The exercise » Each line from the one containing "Reproduce this chart with Plotly." through the one containing "as does its" is to be retyped exactly, both end lines included, and all other lines left out.

>> Start Records supplied

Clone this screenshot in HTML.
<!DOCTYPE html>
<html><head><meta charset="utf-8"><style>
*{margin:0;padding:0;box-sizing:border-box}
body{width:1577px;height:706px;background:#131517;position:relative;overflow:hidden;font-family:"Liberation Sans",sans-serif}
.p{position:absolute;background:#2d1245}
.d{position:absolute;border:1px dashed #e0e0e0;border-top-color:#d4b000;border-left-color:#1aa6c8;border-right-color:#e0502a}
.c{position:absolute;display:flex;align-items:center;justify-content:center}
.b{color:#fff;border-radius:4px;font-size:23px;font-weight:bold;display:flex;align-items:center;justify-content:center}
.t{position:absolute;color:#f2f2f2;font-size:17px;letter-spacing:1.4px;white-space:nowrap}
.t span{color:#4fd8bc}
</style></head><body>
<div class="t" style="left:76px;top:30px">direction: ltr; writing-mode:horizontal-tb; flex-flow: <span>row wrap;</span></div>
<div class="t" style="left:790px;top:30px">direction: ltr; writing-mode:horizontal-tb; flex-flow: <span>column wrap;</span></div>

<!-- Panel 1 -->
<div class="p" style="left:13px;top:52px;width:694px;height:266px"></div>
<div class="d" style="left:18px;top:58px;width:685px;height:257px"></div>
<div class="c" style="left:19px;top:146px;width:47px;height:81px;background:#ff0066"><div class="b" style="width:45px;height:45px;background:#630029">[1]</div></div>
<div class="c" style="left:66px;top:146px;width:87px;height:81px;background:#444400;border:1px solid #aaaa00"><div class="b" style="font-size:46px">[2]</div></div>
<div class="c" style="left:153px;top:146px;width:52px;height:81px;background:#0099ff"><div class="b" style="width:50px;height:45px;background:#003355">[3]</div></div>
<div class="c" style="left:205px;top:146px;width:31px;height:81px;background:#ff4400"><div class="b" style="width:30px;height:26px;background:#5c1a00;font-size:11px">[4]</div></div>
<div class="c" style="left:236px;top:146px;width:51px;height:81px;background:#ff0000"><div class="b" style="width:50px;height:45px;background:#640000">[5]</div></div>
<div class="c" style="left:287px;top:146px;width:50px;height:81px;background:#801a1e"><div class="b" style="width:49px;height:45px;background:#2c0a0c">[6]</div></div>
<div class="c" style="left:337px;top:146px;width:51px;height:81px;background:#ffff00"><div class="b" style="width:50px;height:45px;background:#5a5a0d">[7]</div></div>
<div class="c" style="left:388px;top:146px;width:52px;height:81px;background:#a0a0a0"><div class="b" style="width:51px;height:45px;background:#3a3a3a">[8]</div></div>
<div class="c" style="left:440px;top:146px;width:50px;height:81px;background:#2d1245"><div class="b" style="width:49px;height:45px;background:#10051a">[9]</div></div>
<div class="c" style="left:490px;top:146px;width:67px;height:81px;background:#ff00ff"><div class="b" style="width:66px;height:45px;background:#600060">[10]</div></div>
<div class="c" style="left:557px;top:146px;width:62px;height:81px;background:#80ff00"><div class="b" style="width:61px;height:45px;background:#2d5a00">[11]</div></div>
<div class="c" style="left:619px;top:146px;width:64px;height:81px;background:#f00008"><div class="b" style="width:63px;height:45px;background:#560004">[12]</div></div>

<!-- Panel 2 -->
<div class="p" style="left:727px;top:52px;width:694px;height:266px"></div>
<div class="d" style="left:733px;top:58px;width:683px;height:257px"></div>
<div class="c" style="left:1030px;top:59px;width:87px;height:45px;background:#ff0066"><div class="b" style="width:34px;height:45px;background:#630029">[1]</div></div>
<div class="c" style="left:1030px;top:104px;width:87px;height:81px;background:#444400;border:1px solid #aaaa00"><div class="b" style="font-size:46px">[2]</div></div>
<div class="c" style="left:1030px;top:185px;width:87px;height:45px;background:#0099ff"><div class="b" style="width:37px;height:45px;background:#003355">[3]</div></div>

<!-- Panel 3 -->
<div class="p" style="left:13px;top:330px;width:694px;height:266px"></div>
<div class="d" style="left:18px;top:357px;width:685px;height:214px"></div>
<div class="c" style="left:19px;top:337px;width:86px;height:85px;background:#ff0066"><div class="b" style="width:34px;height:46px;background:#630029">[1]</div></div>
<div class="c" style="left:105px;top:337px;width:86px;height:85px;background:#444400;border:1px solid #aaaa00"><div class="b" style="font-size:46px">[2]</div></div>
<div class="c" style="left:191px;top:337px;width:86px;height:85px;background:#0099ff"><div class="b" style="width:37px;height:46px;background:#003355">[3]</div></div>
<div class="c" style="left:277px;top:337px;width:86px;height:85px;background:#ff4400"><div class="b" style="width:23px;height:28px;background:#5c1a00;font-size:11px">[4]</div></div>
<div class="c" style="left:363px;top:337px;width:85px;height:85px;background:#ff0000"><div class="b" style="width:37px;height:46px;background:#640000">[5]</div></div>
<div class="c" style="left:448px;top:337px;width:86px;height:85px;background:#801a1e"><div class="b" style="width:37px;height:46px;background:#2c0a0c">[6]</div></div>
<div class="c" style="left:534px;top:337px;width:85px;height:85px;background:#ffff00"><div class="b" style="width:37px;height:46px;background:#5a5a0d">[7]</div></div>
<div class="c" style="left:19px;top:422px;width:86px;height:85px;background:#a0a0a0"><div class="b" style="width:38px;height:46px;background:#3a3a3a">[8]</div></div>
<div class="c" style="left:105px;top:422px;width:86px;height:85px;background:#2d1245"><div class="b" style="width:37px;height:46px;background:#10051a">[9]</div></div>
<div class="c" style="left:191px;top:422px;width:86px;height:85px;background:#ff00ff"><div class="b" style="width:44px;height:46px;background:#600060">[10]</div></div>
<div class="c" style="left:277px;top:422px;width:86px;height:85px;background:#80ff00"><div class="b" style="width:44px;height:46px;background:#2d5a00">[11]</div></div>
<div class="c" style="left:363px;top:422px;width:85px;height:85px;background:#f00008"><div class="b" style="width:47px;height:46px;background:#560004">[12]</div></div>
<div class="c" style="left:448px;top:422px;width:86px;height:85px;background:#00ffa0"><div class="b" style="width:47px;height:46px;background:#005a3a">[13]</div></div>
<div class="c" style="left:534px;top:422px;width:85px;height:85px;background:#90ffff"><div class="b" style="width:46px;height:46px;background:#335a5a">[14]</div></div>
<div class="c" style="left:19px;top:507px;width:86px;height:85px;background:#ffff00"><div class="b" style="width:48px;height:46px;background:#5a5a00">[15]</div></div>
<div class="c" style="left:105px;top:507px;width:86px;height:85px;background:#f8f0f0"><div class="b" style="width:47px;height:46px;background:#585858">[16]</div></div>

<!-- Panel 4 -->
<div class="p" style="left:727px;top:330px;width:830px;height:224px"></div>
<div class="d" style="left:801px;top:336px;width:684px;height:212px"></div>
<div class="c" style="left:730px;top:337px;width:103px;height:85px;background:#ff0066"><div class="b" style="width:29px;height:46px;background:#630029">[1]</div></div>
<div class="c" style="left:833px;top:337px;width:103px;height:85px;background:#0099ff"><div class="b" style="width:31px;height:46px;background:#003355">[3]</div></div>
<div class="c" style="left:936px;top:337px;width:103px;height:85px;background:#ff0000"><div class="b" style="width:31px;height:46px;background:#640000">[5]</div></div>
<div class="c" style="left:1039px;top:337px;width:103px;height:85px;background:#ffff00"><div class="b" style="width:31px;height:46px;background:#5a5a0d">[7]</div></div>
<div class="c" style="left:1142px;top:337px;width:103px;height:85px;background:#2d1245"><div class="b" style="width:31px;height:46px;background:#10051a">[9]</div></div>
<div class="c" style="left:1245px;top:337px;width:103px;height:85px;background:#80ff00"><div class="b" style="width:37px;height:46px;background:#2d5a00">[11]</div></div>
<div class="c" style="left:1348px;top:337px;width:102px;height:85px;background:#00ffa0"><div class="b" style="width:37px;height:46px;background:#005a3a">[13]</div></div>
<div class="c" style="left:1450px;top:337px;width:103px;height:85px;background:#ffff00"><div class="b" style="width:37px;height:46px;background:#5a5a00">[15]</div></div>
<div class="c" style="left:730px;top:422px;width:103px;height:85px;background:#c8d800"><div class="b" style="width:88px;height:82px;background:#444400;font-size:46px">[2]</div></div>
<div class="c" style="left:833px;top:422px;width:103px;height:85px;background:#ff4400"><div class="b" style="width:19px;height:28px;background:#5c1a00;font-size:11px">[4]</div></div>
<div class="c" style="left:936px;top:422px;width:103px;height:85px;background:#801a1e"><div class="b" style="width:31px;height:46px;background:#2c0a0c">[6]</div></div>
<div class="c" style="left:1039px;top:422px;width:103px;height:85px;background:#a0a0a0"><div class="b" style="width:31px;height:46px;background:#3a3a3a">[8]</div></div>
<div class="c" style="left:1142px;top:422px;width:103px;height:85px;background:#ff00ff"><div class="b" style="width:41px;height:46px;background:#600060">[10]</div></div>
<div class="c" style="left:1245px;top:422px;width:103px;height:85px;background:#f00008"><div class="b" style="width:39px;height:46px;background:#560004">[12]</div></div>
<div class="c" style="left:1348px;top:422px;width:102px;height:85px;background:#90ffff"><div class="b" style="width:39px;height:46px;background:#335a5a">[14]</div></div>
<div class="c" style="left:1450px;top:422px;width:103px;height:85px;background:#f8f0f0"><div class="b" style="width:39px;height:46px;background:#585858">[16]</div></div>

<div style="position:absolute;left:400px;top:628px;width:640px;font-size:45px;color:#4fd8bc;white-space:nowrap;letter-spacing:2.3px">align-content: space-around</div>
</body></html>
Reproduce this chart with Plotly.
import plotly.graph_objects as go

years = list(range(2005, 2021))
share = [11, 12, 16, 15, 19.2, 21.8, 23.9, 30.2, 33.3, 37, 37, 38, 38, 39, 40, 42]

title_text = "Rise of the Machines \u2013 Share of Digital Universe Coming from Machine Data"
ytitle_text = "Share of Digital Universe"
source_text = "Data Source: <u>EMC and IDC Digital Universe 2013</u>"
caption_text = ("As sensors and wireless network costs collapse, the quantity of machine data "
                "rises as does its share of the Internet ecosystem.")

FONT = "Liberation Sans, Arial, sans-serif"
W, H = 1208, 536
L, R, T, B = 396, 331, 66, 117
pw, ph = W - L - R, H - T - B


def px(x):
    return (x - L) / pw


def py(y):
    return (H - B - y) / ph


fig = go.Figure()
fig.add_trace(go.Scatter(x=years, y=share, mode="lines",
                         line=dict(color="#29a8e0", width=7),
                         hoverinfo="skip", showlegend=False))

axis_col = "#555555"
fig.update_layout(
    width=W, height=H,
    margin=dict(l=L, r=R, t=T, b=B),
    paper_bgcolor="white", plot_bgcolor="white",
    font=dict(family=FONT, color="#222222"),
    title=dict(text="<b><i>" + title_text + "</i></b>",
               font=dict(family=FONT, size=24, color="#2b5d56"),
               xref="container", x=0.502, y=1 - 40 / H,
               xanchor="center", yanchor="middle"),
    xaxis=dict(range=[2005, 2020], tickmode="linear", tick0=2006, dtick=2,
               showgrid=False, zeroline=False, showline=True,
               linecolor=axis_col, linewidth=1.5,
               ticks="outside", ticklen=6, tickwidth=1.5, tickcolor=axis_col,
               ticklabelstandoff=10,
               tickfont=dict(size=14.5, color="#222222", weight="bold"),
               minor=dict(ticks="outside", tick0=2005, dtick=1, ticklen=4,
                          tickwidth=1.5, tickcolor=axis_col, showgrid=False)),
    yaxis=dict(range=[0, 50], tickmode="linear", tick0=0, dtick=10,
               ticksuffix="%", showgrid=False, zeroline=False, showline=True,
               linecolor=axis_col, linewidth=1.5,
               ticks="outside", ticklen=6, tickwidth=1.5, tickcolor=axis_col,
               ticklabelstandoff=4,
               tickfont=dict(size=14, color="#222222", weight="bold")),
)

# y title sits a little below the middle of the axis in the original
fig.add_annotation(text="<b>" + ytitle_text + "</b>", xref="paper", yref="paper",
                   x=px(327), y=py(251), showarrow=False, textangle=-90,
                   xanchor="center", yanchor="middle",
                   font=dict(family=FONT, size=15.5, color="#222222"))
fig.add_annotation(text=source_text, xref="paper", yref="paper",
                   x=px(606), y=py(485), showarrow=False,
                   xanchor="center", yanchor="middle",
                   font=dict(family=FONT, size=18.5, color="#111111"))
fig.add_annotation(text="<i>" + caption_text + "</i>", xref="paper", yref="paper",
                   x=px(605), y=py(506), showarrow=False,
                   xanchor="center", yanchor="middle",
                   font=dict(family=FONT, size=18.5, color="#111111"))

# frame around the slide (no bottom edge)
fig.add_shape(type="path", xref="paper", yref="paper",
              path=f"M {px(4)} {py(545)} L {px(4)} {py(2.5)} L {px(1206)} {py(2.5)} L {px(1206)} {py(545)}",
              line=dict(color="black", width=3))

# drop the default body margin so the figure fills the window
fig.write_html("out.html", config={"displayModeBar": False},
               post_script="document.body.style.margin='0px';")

>> End Records supplied

Full output »
Reproduce this chart with Plotly.
import plotly.graph_objects as go

years = list(range(2005, 2021))
share = [11, 12, 16, 15, 19.2, 21.8, 23.9, 30.2, 33.3, 37, 37, 38, 38, 39, 40, 42]

title_text = "Rise of the Machines \u2013 Share of Digital Universe Coming from Machine Data"
ytitle_text = "Share of Digital Universe"
source_text = "Data Source: <u>EMC and IDC Digital Universe 2013</u>"
caption_text = ("As sensors and wireless network costs collapse, the quantity of machine data "
                "rises as does its share of the Internet ecosystem.")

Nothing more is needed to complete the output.